Research on the Early Warning Characteristics of Thermal Runaway in Large Capacity Lithium‐Ion Batteries Based on the Coupling Parameters of Mechanical–Electrical–Thermal
Chaoling Han, Yujiang Qian, Yuanshuai Wei, Zhirong Wang, J. F. Wang
Abstract
The large capacity lithium‐ion batteries (LIBs) are widely applied in energy storage systems, but its thermal runaway issue poses a direct threat to system safety and reliability. The thermal runaway process in high‐capacity batteries is complex, making it difficult to achieve comprehensive monitoring using a single parameter. But fortunately the multiparameter approach enables more accurate thermal risk identification. This study conducted thermal runaway experiments on a 314 Ah single cell triggered by overheating to elucidate the variation patterns of three key characteristic parameters, temperature, voltage, and force. A three‐level thermal runaway early warning method was established based on these findings.
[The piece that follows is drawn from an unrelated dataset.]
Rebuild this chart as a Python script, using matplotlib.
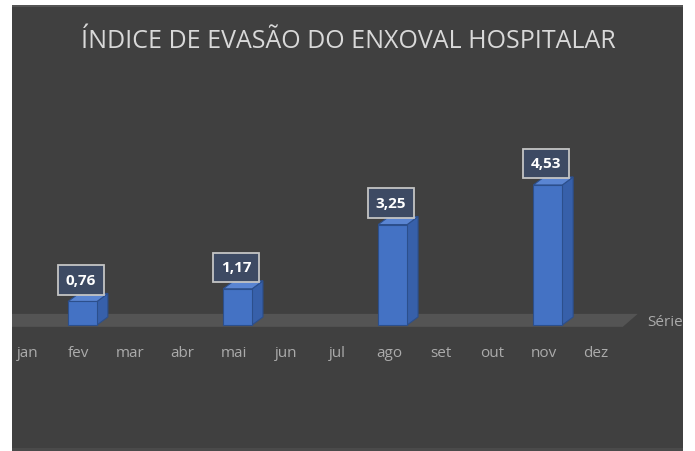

The results indicate that under conditions of high heating power and low state of charge (SOC), utilizing force as a threshold enables more effective early warning. Conversely, monitoring temperature variations provides a more timely thermal runaway warning at low heating power and high SOC. Although voltage changes can detect early thermal runaway signs earlier than the other two parameters, they exhibit intermittency and have a narrow warning threshold. Comparatively, thermal runaway warning based on dual‐parameter coupling outperforms single‐parameter approaches. By assessing the time interval between different threshold levels and the onset of thermal runaway, a three‐level warning method can be established. Under different heating power and SOC conditions, temperature coupling with other parameters serves as a primary thermal runaway warning signal, while expansion force coupling with other parameters is more suitable as a secondary or tertiary warning indicator under varying heating power conditions. This research contributes to optimizing safety strategies in high‐capacity battery management systems, providing technical support for the safe development of the new energy industry.